• TASK STATEMENT:
Begin with the opening line of the records and extract each line through the one holding "import matplotlib.transforms as mtransforms"; pictures are not part of the copy.

• ENTRIES:
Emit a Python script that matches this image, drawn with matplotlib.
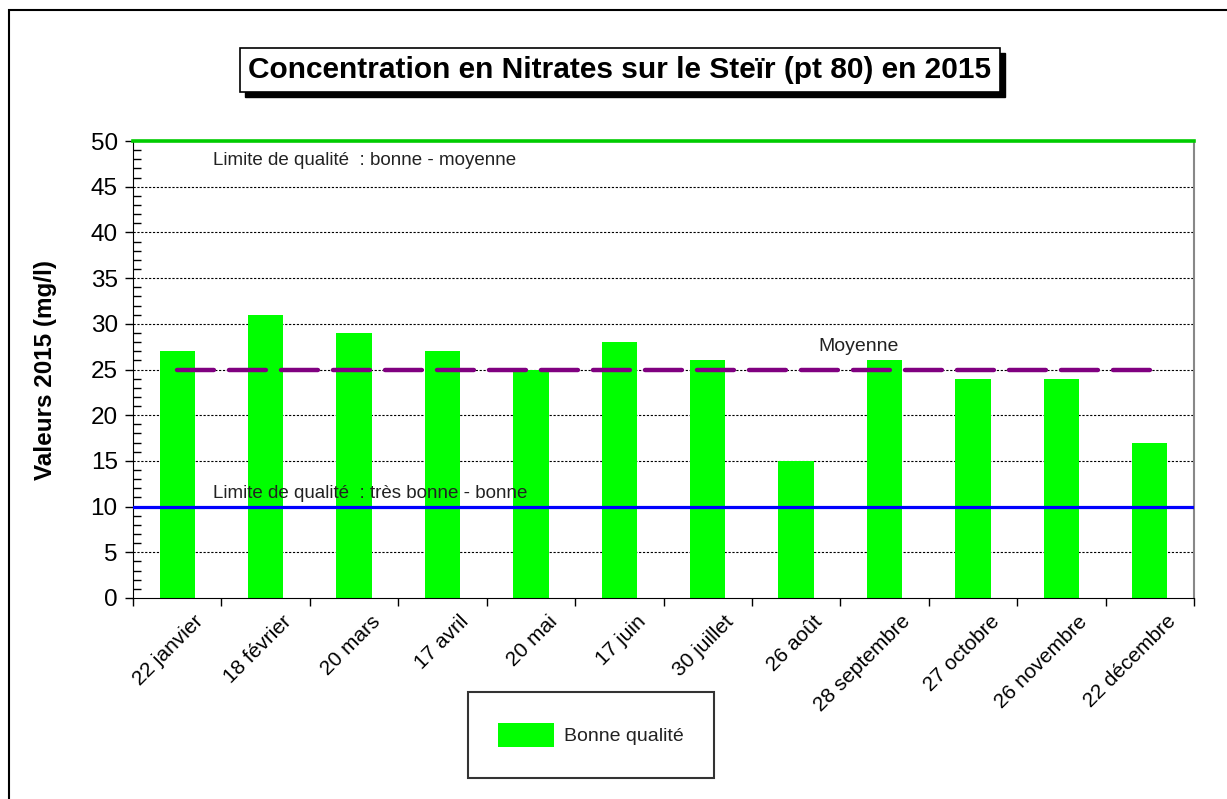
import numpy as np
import matplotlib
matplotlib.use('Agg')
import matplotlib.pyplot as plt
from matplotlib.patches import Rectangle, Patch
from matplotlib.ticker import MultipleLocator, FixedLocator, NullFormatter
import matplotlib.transforms as mtransforms

# data
dates = ['22 janvier', '18 février', '20 mars', '17 avril', '20 mai', '17 juin',
         '30 juillet', '26 août', '28 septembre', '27 octobre', '26 novembre', '22 décembre']
nitrates = [27, 31, 29, 27, 25, 28, 26, 15, 26, 24, 24, 17]
limite_bonne_moyenne = 50
limite_tres_bonne = 10

plt.rcParams['font.family'] = ['Liberation Sans', 'DejaVu Sans']

fig = plt.figure(figsize=[12.27, 7.99], dpi=100)
ax = fig.add_axes([133/1227, 1-598/799, (1194-133)/1227, (598-141)/799])

x = np.arange(len(dates))
moyenne = round(np.mean(nitrates))

# grid first, behind the bars
for v in range(5, 50, 5):
    ax.axhline(v, color='black', lw=0.8, ls=(0, (2, 1.5)), zorder=1)

ax.bar(x, nitrates, width=0.4, color='#00ff00', zorder=2, label='Bonne qualité')
ax.plot(x, [moyenne]*len(x), color='#800080', lw=3.2, ls=(0, (8.3, 3.4)),
        solid_capstyle='round', dash_capstyle='round', zorder=3)
ax.axhline(limite_tres_bonne, color='#0000ff', lw=2.3, zorder=4)
ax.axhline(limite_bonne_moyenne, color='#00cc00', lw=2.6, zorder=4, clip_on=False)

ax.text(0.405, 47.9, 'Limite de qualité  : bonne - moyenne', fontsize=13.5, color='#222222', va='center')
ax.text(0.405, 11.4, 'Limite de qualité  : très bonne - bonne', fontsize=13.5, color='#222222', va='center')
ax.text(7.71, 27.5, 'Moyenne', fontsize=14, color='#222222', ha='center', va='center')

ax.set_xlim(-0.5, len(dates)-0.5)
ax.set_ylim(0, 50)

# y axis
ax.yaxis.set_major_locator(MultipleLocator(5))
ax.yaxis.set_minor_locator(MultipleLocator(1))
ax.tick_params(axis='y', which='major', direction='out', length=6, width=1, labelsize=17.5, pad=5)
ax.tick_params(axis='y', which='minor', direction='in', length=6, width=1)
ax.set_ylabel('Valeurs 2015 (mg/l)', fontsize=17.5, fontweight='bold', labelpad=24)

# x axis: ticks between categories, labels at centres
ax.xaxis.set_major_locator(FixedLocator(np.arange(-0.5, len(dates), 1)))
ax.xaxis.set_major_formatter(NullFormatter())
ax.xaxis.set_minor_locator(FixedLocator(x))
ax.set_xticklabels(dates, minor=True)
ax.tick_params(axis='x', which='major', direction='out', length=6, width=1)
ax.tick_params(axis='x', which='minor', length=0, labelsize=15, pad=10)
offset = mtransforms.ScaledTranslation(30/100, 0, fig.dpi_scale_trans)
for lab in ax.get_xticklabels(minor=True):
    lab.set_rotation(45)
    lab.set_ha('right')
    lab.set_va('top')
    lab.set_transform(lab.get_transform() + offset)

ax.spines['top'].set_visible(False)
ax.spines['right'].set_color('#888888')
ax.spines['right'].set_linewidth(1.5)

# title box with shadow
fig.patches.append(Rectangle((245/1227, 1-97/799), 760/1227, 44/799, transform=fig.transFigure,
                             facecolor='black', edgecolor='black', zorder=1))
fig.patches.append(Rectangle((240/1227, 1-92/799), 760/1227, 44/799, transform=fig.transFigure,
                             facecolor='white', edgecolor='black', lw=1.2, zorder=2))
fig.text(620/1227, 1-70/799, 'Concentration en Nitrates sur le Steïr (pt 80) en 2015',
         fontsize=21.5, fontweight='bold', ha='center', va='center', zorder=3)

# outer border
fig.patches.append(Rectangle((9/1227, -0.05), 1.2, 1-10/799+0.05, transform=fig.transFigure,
                             facecolor='none', edgecolor='black', lw=1.5))

# legend
leg = fig.legend(handles=[Patch(facecolor='#00ff00', label='Bonne qualité')],
                 loc='center', bbox_to_anchor=(591/1227, 1-735/799),
                 fontsize=14, frameon=True, fancybox=False, edgecolor='black',
                 handlelength=2.9, handleheight=1.6, borderpad=1.55, handletextpad=0.5,
                 borderaxespad=0)
leg.get_frame().set_linewidth(1.5)
for t in leg.get_texts():
    t.set_color('#222222')

plt.savefig('out.png', dpi=100)
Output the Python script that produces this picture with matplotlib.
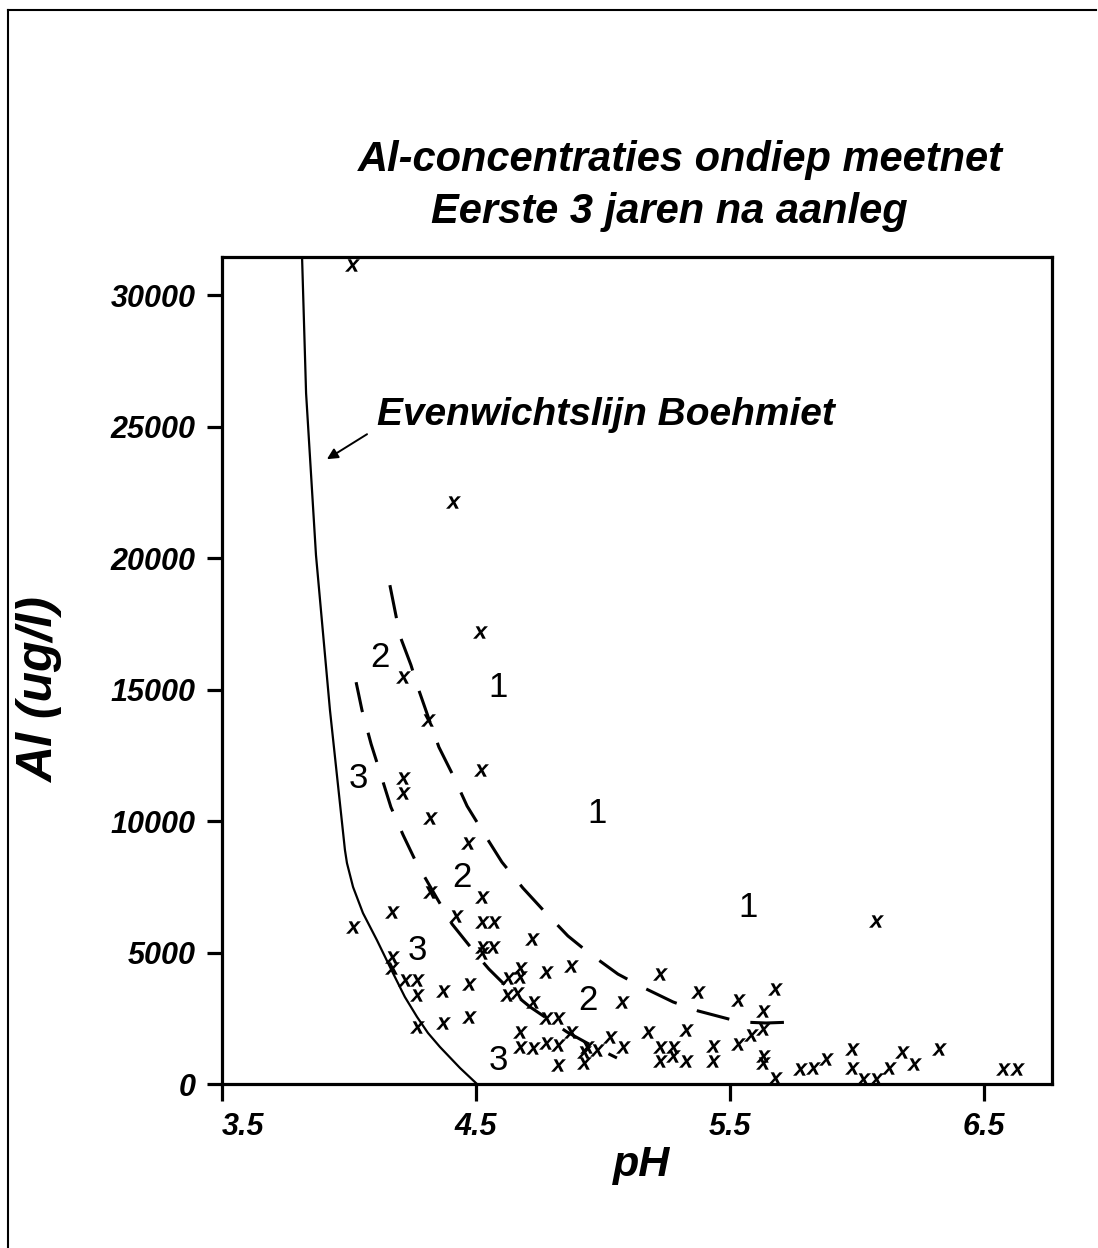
import matplotlib
matplotlib.use("Agg")
import matplotlib.pyplot as plt
from matplotlib.lines import Line2D

plt.rcParams["font.family"] = ["Liberation Sans", "DejaVu Sans"]
plt.rcParams["mathtext.fontset"] = "custom"
plt.rcParams["mathtext.it"] = "Liberation Sans:italic:bold"

# Evenwichtslijn Boehmiet (solid line)
boehm_ph = [3.815, 3.831, 3.870, 3.925, 3.984, 3.992, 4.016, 4.055, 4.110, 4.173,
            4.220, 4.268, 4.311, 4.358, 4.437, 4.504]
boehm_al = [31500, 26270, 20110, 14220, 8900, 8400, 7490, 6500, 5470, 4220,
            3310, 2550, 1940, 1410, 610, 0]

# grens 1 / 2 (outer dashed line)
grens12_ph = [4.161, 4.201, 4.244, 4.272, 4.319, 4.354, 4.413, 4.465, 4.535, 4.602, 4.685,
              4.764, 4.862, 4.945, 5.059, 5.154, 5.276, 5.374, 5.539, 5.642, 5.760]
grens12_al = [18970, 17030, 15930, 15060, 13760, 12810, 11670, 10570, 9470, 8440, 7450,
              6620, 5630, 4980, 4180, 3690, 3120, 2780, 2360, 2320, 2360]

# grens 2 / 3 (inner dashed line)
grens23_ph = [4.028, 4.051, 4.087, 4.122, 4.165, 4.213, 4.264, 4.350, 4.406, 4.504,
              4.551, 4.646, 4.713, 4.858, 4.937, 5.055]
grens23_al = [15280, 14220, 12930, 11860, 10530, 9470, 8440, 7000, 6080, 4900,
              4370, 3460, 2930, 1980, 1560, 990]

# metingen
meting_ph = [4.012, 4.409, 4.516, 4.213, 4.311, 4.520, 4.213, 4.213, 4.319, 4.469,
             4.319, 4.524, 4.169, 4.016, 4.421, 4.524, 4.571, 4.720, 4.524, 4.567,
             4.524, 4.169, 4.169, 4.220, 4.268, 4.268, 4.370, 4.472, 4.673, 4.673,
             4.626, 4.776, 4.874, 4.622, 4.661, 4.724, 5.075, 4.776, 4.823, 4.874,
             4.268, 4.370, 4.472, 4.673, 4.673, 4.724, 4.776, 4.823, 4.823, 4.925,
             4.925, 4.976, 4.937, 5.028, 5.079, 5.224, 5.374, 5.531, 5.677, 5.630,
             5.630, 5.583, 5.531, 5.177, 5.327, 5.224, 5.276, 5.224, 5.276, 5.327,
             5.433, 5.433, 5.630, 5.630, 5.677, 5.776, 5.827, 5.878, 5.980, 5.980,
             6.024, 6.075, 6.126, 6.177, 6.224, 6.323, 6.075, 6.575, 6.630]
meting_al = [31140, 22130, 17190, 15470, 13840, 11940, 11630, 11060, 10110, 9160,
             7300, 7110, 6540, 5970, 6390, 6160, 6160, 5510, 5210, 5210,
             4980, 4830, 4410, 3950, 3950, 3380, 3540, 3800, 4410, 4070,
             4030, 4260, 4490, 3380, 3460, 3120, 3120, 2510, 2510, 1980,
             2170, 2320, 2550, 1980, 1410, 1370, 1560, 1480, 720, 1220,
             800, 1290, 1410, 1790, 1410, 4180, 3500, 3190, 3610, 2780,
             2090, 1860, 1520, 1980, 2050, 1410, 1410, 870, 1060, 870,
             1440, 870, 1060, 800, 230, 570, 610, 950, 1330, 610,
             190, 190, 610, 1220, 760, 1330, 6200, 570, 570]

# zone labels
zone_txt = ["2", "1", "3", "1", "2", "1", "3", "2", "3"]
zone_ph = [4.122, 4.587, 4.035, 4.976, 4.445, 5.571, 4.268, 4.941, 4.587]
zone_al = [16230, 15060, 11630, 10300, 7870, 6730, 5090, 3190, 910]

# annotation: text position, arrow tail and head
label_pos = (4.110, 25440)
arrow_tail = (4.071, 24710)
arrow_head = (3.913, 23760)

x_ticks = [3.5, 4.5, 5.5, 6.5]
y_ticks = [0, 5000, 10000, 15000, 20000, 25000, 30000]

fig = plt.figure(figsize=(10.98, 12.48), dpi=100)
ax = fig.add_axes([0.2022, 0.1314, 0.7559, 0.6627])

ax.plot(boehm_ph, boehm_al, color="black", lw=1.6)
ax.plot(grens12_ph, grens12_al, color="black", lw=2.2, linestyle=(0, (11, 7)))
ax.plot(grens23_ph, grens23_al, color="black", lw=2.2, linestyle=(0, (10, 7)))
ax.scatter(meting_ph, meting_al, marker=r"$\mathit{x}$", s=115, color="black", lw=0)

for t, px, py in zip(zone_txt, zone_ph, zone_al):
    ax.text(px, py, t, fontsize=25, ha="center", va="center")

ax.text(label_pos[0], label_pos[1], "Evenwichtslijn Boehmiet", fontsize=28,
        fontweight="bold", fontstyle="italic", va="center", ha="left")
ax.annotate("", xy=arrow_head, xytext=arrow_tail,
            arrowprops=dict(arrowstyle="-|>", color="black", lw=1.4,
                            shrinkA=0, shrinkB=0, mutation_scale=16))

ax.set_xlim(3.5, 6.768)
ax.set_ylim(0, 31450)
ax.set_xticks(x_ticks)
ax.set_xticklabels([str(v) for v in x_ticks])
ax.set_yticks(y_ticks)
ax.set_yticklabels([str(v) for v in y_ticks])
ax.get_xticklabels()[0].set_ha("left")

for s in ax.spines.values():
    s.set_linewidth(2.3)
ax.tick_params(axis="x", direction="out", length=12, width=2.3, pad=8)
ax.tick_params(axis="y", direction="out", length=11, width=2.3, pad=8)
for lab in ax.get_xticklabels() + ax.get_yticklabels():
    lab.set_fontsize(22)
    lab.set_fontweight("bold")
    lab.set_fontstyle("italic")

ax.set_xlabel("pH", fontsize=31, fontweight="bold", fontstyle="italic", va="top")
ax.xaxis.set_label_coords(0.505, -0.074)
ax.set_ylabel("Al (ug/l)", fontsize=36, fontweight="bold", fontstyle="italic", va="center")
ax.yaxis.set_label_coords(-0.219, 0.476)

fig.text(0.62, 0.872, "Al-concentraties ondiep meetnet", fontsize=30,
         fontweight="bold", fontstyle="italic", ha="center", va="center")
fig.text(0.61, 0.830, "Eerste 3 jaren na aanleg", fontsize=30,
         fontweight="bold", fontstyle="italic", ha="center", va="center")

# outer frame of the scanned page
fig.add_artist(Line2D([0.007, 0.007], [0.0, 0.992], color="black", lw=1.5))
fig.add_artist(Line2D([0.007, 0.998], [0.992, 0.992], color="black", lw=1.5))

fig.savefig("out.png", dpi=100)
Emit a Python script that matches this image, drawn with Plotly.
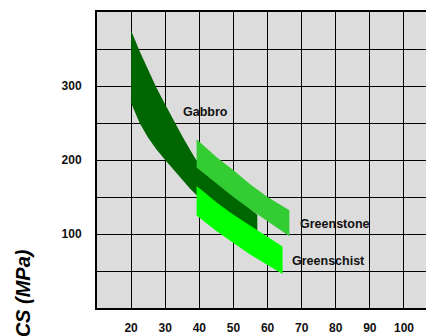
import plotly.graph_objects as go

# Gabbro band
gabbro_x = [20, 22.5, 25, 27.5, 30, 32.5, 35, 37.5, 40, 45, 50, 57]
gabbro_upper = [375, 347, 322, 297, 275, 253, 232, 212, 193, 172, 153, 126]
gabbro_lower = [277, 250, 230, 214, 200, 186, 173, 160, 149, 132, 118, 104]

# Greenstone band
greenstone_x = [39.2, 45, 50, 55, 60, 66.4]
greenstone_upper = [228, 204, 186, 167, 150, 132]
greenstone_lower = [190, 168, 150, 133, 117, 97]

# Greenschist band
greenschist_x = [39.2, 45, 50, 55, 60, 64.4]
greenschist_upper = [165, 143, 126, 111, 96, 83]
greenschist_lower = [125, 104, 88, 72, 58, 46]

x_ticks = [20, 30, 40, 50, 60, 70, 80, 90, 100]
y_grid = [50, 100, 150, 200, 250, 300, 350]
y_labels = ["", "100", "", "200", "", "300", ""]

labels = [("Gabbro", 41.7, 265), ("Greenstone", 79.8, 114), ("Greenschist", 77.8, 63)]

FONT = "Liberation Sans, Arial, sans-serif"

fig = go.Figure()

def band(x, up, lo, color, name):
    xs = list(x) + list(x)[::-1]
    ys = list(up) + list(lo)[::-1]
    fig.add_trace(go.Scatter(x=xs, y=ys, fill="toself", fillcolor=color,
                             mode="lines", line=dict(width=0, color=color),
                             name=name, hoverinfo="skip", showlegend=False))

band(gabbro_x, gabbro_upper, gabbro_lower, "#006600", "Gabbro")
band(greenstone_x, greenstone_upper, greenstone_lower, "#33CC33", "Greenstone")
band(greenschist_x, greenschist_upper, greenschist_lower, "#00FF00", "Greenschist")

for text, lx, ly in labels:
    fig.add_annotation(x=lx, y=ly, text="<b>" + text + "</b>", showarrow=False,
                       font=dict(family=FONT, size=12.5, color="#111111"),
                       xanchor="center", yanchor="middle")

fig.add_annotation(xref="paper", yref="paper", x=-0.222, y=0.025,
                   text="<b><i>UCS (MPa)</i></b>", textangle=-90, showarrow=False,
                   font=dict(family=FONT, size=20, color="#000000"),
                   xanchor="center", yanchor="middle")

# page body has an 8px default margin; compensate so the plot area lands at
# screen x 97..434, y 10..308
fig.update_layout(
    width=434, height=336,
    margin=dict(l=89, r=8, t=2, b=36),
    paper_bgcolor="white", plot_bgcolor="#DCDCDC",
    showlegend=False,
    font=dict(family=FONT, size=12, color="#111111"),
)
fig.update_xaxes(range=[10, 108.8], tickvals=x_ticks,
                 ticktext=["<b>%d</b>" % v for v in x_ticks],
                 showgrid=True, gridcolor="#000000", gridwidth=1,
                 showline=True, linecolor="#000000", linewidth=2, mirror=True,
                 ticks="outside", ticklen=8, tickcolor="rgba(0,0,0,0)",
                 zeroline=False, tickfont=dict(family=FONT, size=12, color="#111111"))
fig.update_yaxes(range=[0, 400], tickvals=y_grid,
                 ticktext=["<b>%s</b>" % t if t else "" for t in y_labels],
                 showgrid=True, gridcolor="#000000", gridwidth=1,
                 showline=True, linecolor="#000000", linewidth=2, mirror=False,
                 ticks="outside", ticklen=11, tickcolor="rgba(0,0,0,0)",
                 zeroline=False, tickfont=dict(family=FONT, size=12, color="#111111"))

fig.write_html("out.html")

• FINAL RESULT:
Emit a Python script that matches this image, drawn with matplotlib.
import numpy as np
import matplotlib
matplotlib.use('Agg')
import matplotlib.pyplot as plt
from matplotlib.patches import Rectangle, Patch
from matplotlib.ticker import MultipleLocator, FixedLocator, NullFormatter
import matplotlib.transforms as mtransforms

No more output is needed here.